Il est clair que, en matière de géopolitique, Donald Trump devra résoudre rapidement cette contradiction. Au Proche-Orient, Washington ne peut pas être – en même temps – en faveur de Moscou et contre Téhéran. Il faudra clarifier les choses. Sinon, on ne peut que redouter l’entrée en scène du nouveau maître du Pentagone, James Mattis « chien fou », dont il faut se souvenir d’une de ses menaces les plus connues, proférée devant une assemblée de notables bagdadis lors de l’invasion de l’Irak en 2003 : « Je suis venu vous rencontrer en paix et sans armes. Mais, les larmes aux yeux, je vous le promets : si vous ne filez pas droit, je vous tuerai tous ! »

 

Illustration : Gage Skidmore




[1Même si en mai prochain il y aura des élections en France, auxquelles l’actuel président socialiste François Hollande, trop impopulaire, a décidé de ne pas se représenter. Le candidat conservateur mieux place pour être élu, François Fillon, a déclaré de son côté qu’il réorientera la politique extérieure française afin de normaliser les relations avec Moscou.

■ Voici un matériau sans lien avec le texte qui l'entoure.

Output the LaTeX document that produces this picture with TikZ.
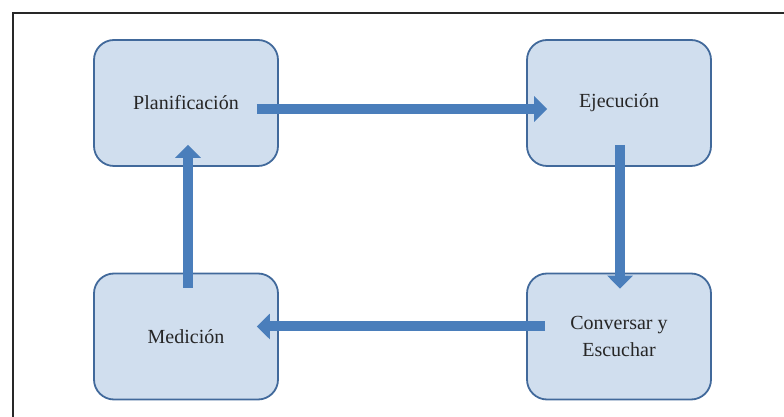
\documentclass[tikz,border=0pt]{standalone}
\usepackage{fontspec}
\setmainfont{Liberation Serif}
\usepackage{tikz}
\usepackage{xcolor}
\usetikzlibrary{arrows.meta,calc,positioning}
\definecolor{boxfill}{RGB}{208,222,238}
\definecolor{boxline}{RGB}{65,105,155}
\definecolor{arrowblue}{RGB}{74,126,187}
\definecolor{framegray}{RGB}{40,40,40}

\begin{document}
\begin{tikzpicture}[x=1pt,y=1pt,
  stage/.style={draw=boxline,fill=boxfill,line width=1.8pt,rounded corners=20pt,
    minimum width=184pt,minimum height=126pt,align=center,inner sep=0pt,
    text=black!85,font=\fontsize{20}{27}\selectfont},
  flow/.style={arrowblue,line width=10pt,-{Triangle[length=13pt,width=25pt]}}]
  \useasboundingbox (0,0) rectangle (784,417);
  \draw[framegray,line width=1.3pt] (784,404)--(13,404)--(13,0);
  \node[stage] (plan) at (186,314) {Planificación};
  \node[stage] (ejec) at (619,314) {Ejecución};
  \node[stage] (conv) at (619,80.5) {Conversar y\\Escuchar};
  \node[stage] (medi) at (186,80.5) {Medición};
  \draw[flow] ($(plan.east)+(-22,-6)$)--($(ejec.west)+(21,-6)$);
  \draw[flow] ($(ejec.south)+(1,22)$)--($(conv.north)+(1,-16)$);
  \draw[flow] ($(conv.west)+(19,10)$)--($(medi.east)+(-22,10)$);
  \draw[flow] ($(medi.north)+(2,-15)$)--($(plan.south)+(2,22)$);
\end{tikzpicture}
\end{document}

[2Lire Paul Pillar, « Will the Trump Administration Start a War with Iran ? », The National Interest, 7 décembre 2016. http://nationalinterest.org/blog/paul-pillar/will-the-trump-administration-start-war-iran-18652

[4James Mattis devra obtenir que le Congrès lui accorde une exception pour passer outre la loi qui exige une période de 7 ans entre la sortie de l’Armée et l’accès à la direction du Pentagone.